◆ WHAT YOU SHOULD DO ◆
Transcribe the whole listing below without changing a word, but leave out every image.

——

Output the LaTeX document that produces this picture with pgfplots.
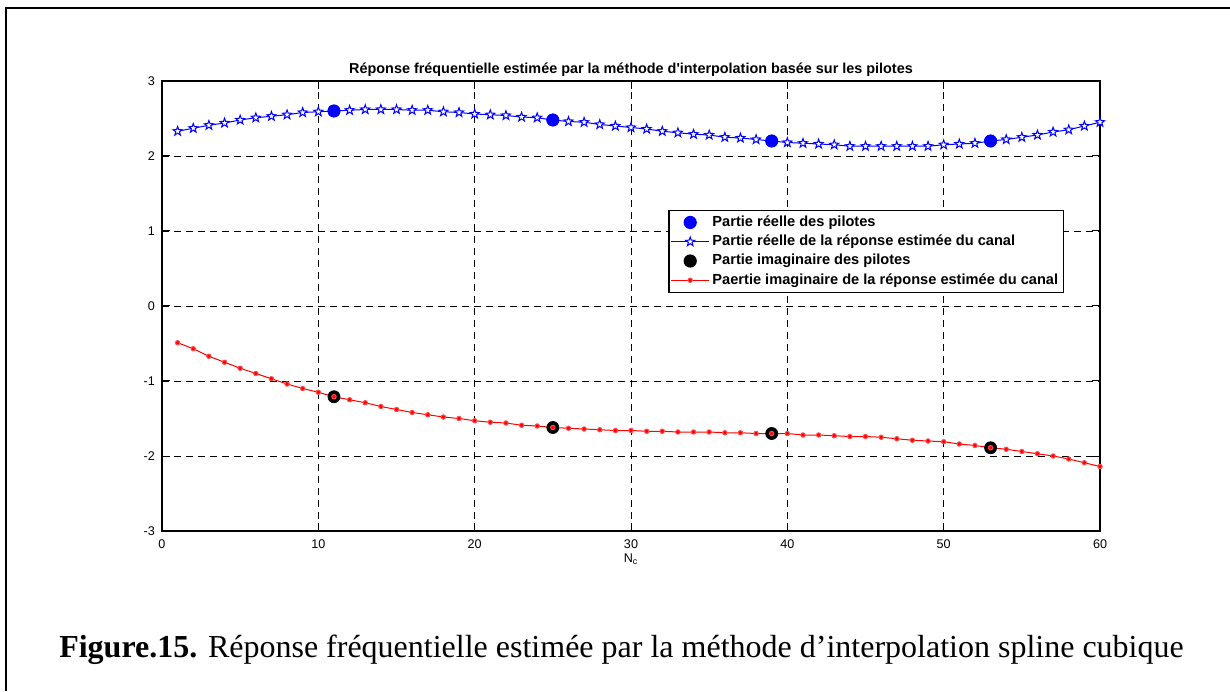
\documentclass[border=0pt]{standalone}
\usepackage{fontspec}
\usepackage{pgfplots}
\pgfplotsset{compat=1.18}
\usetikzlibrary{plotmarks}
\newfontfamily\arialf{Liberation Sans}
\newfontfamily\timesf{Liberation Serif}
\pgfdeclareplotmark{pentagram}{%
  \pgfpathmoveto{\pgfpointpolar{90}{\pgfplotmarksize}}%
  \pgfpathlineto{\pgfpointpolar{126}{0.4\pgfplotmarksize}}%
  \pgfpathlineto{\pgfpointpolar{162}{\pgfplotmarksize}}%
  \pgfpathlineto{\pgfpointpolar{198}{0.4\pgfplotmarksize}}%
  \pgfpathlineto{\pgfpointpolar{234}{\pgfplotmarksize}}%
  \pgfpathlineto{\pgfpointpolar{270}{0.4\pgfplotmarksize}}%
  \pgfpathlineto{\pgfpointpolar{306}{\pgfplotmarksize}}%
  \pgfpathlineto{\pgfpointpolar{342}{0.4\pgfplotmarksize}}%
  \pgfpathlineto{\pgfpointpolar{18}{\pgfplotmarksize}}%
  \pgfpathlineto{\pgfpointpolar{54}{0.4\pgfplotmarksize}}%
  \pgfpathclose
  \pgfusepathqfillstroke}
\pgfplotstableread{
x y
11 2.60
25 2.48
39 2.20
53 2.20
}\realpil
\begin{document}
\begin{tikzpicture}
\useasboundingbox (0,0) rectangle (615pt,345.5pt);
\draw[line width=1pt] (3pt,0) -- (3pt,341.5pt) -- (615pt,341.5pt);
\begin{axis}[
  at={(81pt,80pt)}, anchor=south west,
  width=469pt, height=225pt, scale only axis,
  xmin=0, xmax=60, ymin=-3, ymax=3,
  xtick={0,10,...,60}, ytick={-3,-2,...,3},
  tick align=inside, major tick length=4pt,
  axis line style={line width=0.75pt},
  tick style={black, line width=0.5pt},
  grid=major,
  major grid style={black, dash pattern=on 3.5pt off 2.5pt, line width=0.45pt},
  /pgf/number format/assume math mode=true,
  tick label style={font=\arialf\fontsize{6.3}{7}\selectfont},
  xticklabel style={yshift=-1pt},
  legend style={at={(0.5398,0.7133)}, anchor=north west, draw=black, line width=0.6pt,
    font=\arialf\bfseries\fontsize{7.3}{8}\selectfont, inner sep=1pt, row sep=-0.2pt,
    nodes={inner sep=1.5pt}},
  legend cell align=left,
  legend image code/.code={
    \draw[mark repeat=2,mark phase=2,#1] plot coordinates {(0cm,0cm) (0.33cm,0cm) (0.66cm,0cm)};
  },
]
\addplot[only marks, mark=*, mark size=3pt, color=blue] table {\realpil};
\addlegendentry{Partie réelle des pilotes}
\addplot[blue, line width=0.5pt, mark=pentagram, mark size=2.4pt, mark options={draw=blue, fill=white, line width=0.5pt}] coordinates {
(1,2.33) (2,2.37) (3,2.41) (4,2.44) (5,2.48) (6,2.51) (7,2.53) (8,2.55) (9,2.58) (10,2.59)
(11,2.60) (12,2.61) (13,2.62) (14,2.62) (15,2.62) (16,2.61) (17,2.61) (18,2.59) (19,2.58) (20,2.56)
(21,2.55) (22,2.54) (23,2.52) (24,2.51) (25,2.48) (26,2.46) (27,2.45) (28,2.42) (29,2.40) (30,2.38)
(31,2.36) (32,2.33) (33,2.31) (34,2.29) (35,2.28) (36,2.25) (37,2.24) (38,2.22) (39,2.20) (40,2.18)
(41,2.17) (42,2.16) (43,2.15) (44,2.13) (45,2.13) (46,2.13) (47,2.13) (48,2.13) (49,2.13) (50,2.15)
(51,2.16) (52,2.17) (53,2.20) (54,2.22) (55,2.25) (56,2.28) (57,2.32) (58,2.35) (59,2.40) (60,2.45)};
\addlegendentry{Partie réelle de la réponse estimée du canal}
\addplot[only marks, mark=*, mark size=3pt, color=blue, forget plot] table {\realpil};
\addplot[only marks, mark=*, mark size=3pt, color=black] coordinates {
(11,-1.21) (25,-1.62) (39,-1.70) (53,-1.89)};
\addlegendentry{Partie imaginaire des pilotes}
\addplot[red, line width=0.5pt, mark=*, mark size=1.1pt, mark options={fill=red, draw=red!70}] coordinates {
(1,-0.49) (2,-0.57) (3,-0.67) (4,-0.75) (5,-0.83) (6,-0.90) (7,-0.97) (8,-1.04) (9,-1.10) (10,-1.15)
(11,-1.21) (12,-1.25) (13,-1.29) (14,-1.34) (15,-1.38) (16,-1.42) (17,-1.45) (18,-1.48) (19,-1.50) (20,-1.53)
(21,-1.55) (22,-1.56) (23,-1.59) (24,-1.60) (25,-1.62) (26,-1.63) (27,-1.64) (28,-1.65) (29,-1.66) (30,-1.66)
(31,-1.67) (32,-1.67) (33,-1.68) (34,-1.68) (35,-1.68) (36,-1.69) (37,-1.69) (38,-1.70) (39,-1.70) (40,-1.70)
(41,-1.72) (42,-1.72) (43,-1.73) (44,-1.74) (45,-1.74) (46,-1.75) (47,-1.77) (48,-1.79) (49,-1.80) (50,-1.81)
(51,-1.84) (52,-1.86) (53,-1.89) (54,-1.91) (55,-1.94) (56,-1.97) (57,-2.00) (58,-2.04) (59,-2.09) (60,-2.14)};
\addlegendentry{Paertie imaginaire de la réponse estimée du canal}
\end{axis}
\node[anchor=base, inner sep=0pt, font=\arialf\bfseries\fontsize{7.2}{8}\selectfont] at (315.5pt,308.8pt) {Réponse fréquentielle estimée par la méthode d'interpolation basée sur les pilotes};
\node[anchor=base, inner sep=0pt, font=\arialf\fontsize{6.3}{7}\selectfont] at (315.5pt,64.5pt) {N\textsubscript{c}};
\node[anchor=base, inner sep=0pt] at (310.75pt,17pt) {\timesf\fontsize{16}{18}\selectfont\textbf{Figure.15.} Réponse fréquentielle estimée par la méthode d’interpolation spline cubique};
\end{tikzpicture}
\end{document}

——

◆ RIGHT ANSWER ◆
Output the LaTeX document that produces this picture with pgfplots.
\documentclass[border=0pt]{standalone}
\usepackage{fontspec}
\usepackage{pgfplots}
\pgfplotsset{compat=1.18}
\usetikzlibrary{plotmarks}
\newfontfamily\arialf{Liberation Sans}
\newfontfamily\timesf{Liberation Serif}
\pgfdeclareplotmark{pentagram}{%
  \pgfpathmoveto{\pgfpointpolar{90}{\pgfplotmarksize}}%
  \pgfpathlineto{\pgfpointpolar{126}{0.4\pgfplotmarksize}}%
  \pgfpathlineto{\pgfpointpolar{162}{\pgfplotmarksize}}%
  \pgfpathlineto{\pgfpointpolar{198}{0.4\pgfplotmarksize}}%
  \pgfpathlineto{\pgfpointpolar{234}{\pgfplotmarksize}}%
  \pgfpathlineto{\pgfpointpolar{270}{0.4\pgfplotmarksize}}%
  \pgfpathlineto{\pgfpointpolar{306}{\pgfplotmarksize}}%
  \pgfpathlineto{\pgfpointpolar{342}{0.4\pgfplotmarksize}}%
  \pgfpathlineto{\pgfpointpolar{18}{\pgfplotmarksize}}%
  \pgfpathlineto{\pgfpointpolar{54}{0.4\pgfplotmarksize}}%
  \pgfpathclose
  \pgfusepathqfillstroke}
\pgfplotstableread{
x y
11 2.60
25 2.48
39 2.20
53 2.20
}\realpil
\begin{document}
\begin{tikzpicture}
\useasboundingbox (0,0) rectangle (615pt,345.5pt);
\draw[line width=1pt] (3pt,0) -- (3pt,341.5pt) -- (615pt,341.5pt);
\begin{axis}[
  at={(81pt,80pt)}, anchor=south west,
  width=469pt, height=225pt, scale only axis,
  xmin=0, xmax=60, ymin=-3, ymax=3,
  xtick={0,10,...,60}, ytick={-3,-2,...,3},
  tick align=inside, major tick length=4pt,
  axis line style={line width=0.75pt},
  tick style={black, line width=0.5pt},
  grid=major,
  major grid style={black, dash pattern=on 3.5pt off 2.5pt, line width=0.45pt},
  /pgf/number format/assume math mode=true,
  tick label style={font=\arialf\fontsize{6.3}{7}\selectfont},
  xticklabel style={yshift=-1pt},
  legend style={at={(0.5398,0.7133)}, anchor=north west, draw=black, line width=0.6pt,
    font=\arialf\bfseries\fontsize{7.3}{8}\selectfont, inner sep=1pt, row sep=-0.2pt,
    nodes={inner sep=1.5pt}},
  legend cell align=left,
  legend image code/.code={
    \draw[mark repeat=2,mark phase=2,#1] plot coordinates {(0cm,0cm) (0.33cm,0cm) (0.66cm,0cm)};
  },
]
\addplot[only marks, mark=*, mark size=3pt, color=blue] table {\realpil};
\addlegendentry{Partie réelle des pilotes}
\addplot[blue, line width=0.5pt, mark=pentagram, mark size=2.4pt, mark options={draw=blue, fill=white, line width=0.5pt}] coordinates {
(1,2.33) (2,2.37) (3,2.41) (4,2.44) (5,2.48) (6,2.51) (7,2.53) (8,2.55) (9,2.58) (10,2.59)
(11,2.60) (12,2.61) (13,2.62) (14,2.62) (15,2.62) (16,2.61) (17,2.61) (18,2.59) (19,2.58) (20,2.56)
(21,2.55) (22,2.54) (23,2.52) (24,2.51) (25,2.48) (26,2.46) (27,2.45) (28,2.42) (29,2.40) (30,2.38)
(31,2.36) (32,2.33) (33,2.31) (34,2.29) (35,2.28) (36,2.25) (37,2.24) (38,2.22) (39,2.20) (40,2.18)
(41,2.17) (42,2.16) (43,2.15) (44,2.13) (45,2.13) (46,2.13) (47,2.13) (48,2.13) (49,2.13) (50,2.15)
(51,2.16) (52,2.17) (53,2.20) (54,2.22) (55,2.25) (56,2.28) (57,2.32) (58,2.35) (59,2.40) (60,2.45)};
\addlegendentry{Partie réelle de la réponse estimée du canal}
\addplot[only marks, mark=*, mark size=3pt, color=blue, forget plot] table {\realpil};
\addplot[only marks, mark=*, mark size=3pt, color=black] coordinates {
(11,-1.21) (25,-1.62) (39,-1.70) (53,-1.89)};
\addlegendentry{Partie imaginaire des pilotes}
\addplot[red, line width=0.5pt, mark=*, mark size=1.1pt, mark options={fill=red, draw=red!70}] coordinates {
(1,-0.49) (2,-0.57) (3,-0.67) (4,-0.75) (5,-0.83) (6,-0.90) (7,-0.97) (8,-1.04) (9,-1.10) (10,-1.15)
(11,-1.21) (12,-1.25) (13,-1.29) (14,-1.34) (15,-1.38) (16,-1.42) (17,-1.45) (18,-1.48) (19,-1.50) (20,-1.53)
(21,-1.55) (22,-1.56) (23,-1.59) (24,-1.60) (25,-1.62) (26,-1.63) (27,-1.64) (28,-1.65) (29,-1.66) (30,-1.66)
(31,-1.67) (32,-1.67) (33,-1.68) (34,-1.68) (35,-1.68) (36,-1.69) (37,-1.69) (38,-1.70) (39,-1.70) (40,-1.70)
(41,-1.72) (42,-1.72) (43,-1.73) (44,-1.74) (45,-1.74) (46,-1.75) (47,-1.77) (48,-1.79) (49,-1.80) (50,-1.81)
(51,-1.84) (52,-1.86) (53,-1.89) (54,-1.91) (55,-1.94) (56,-1.97) (57,-2.00) (58,-2.04) (59,-2.09) (60,-2.14)};
\addlegendentry{Paertie imaginaire de la réponse estimée du canal}
\end{axis}
\node[anchor=base, inner sep=0pt, font=\arialf\bfseries\fontsize{7.2}{8}\selectfont] at (315.5pt,308.8pt) {Réponse fréquentielle estimée par la méthode d'interpolation basée sur les pilotes};
\node[anchor=base, inner sep=0pt, font=\arialf\fontsize{6.3}{7}\selectfont] at (315.5pt,64.5pt) {N\textsubscript{c}};
\node[anchor=base, inner sep=0pt] at (310.75pt,17pt) {\timesf\fontsize{16}{18}\selectfont\textbf{Figure.15.} Réponse fréquentielle estimée par la méthode d’interpolation spline cubique};
\end{tikzpicture}
\end{document}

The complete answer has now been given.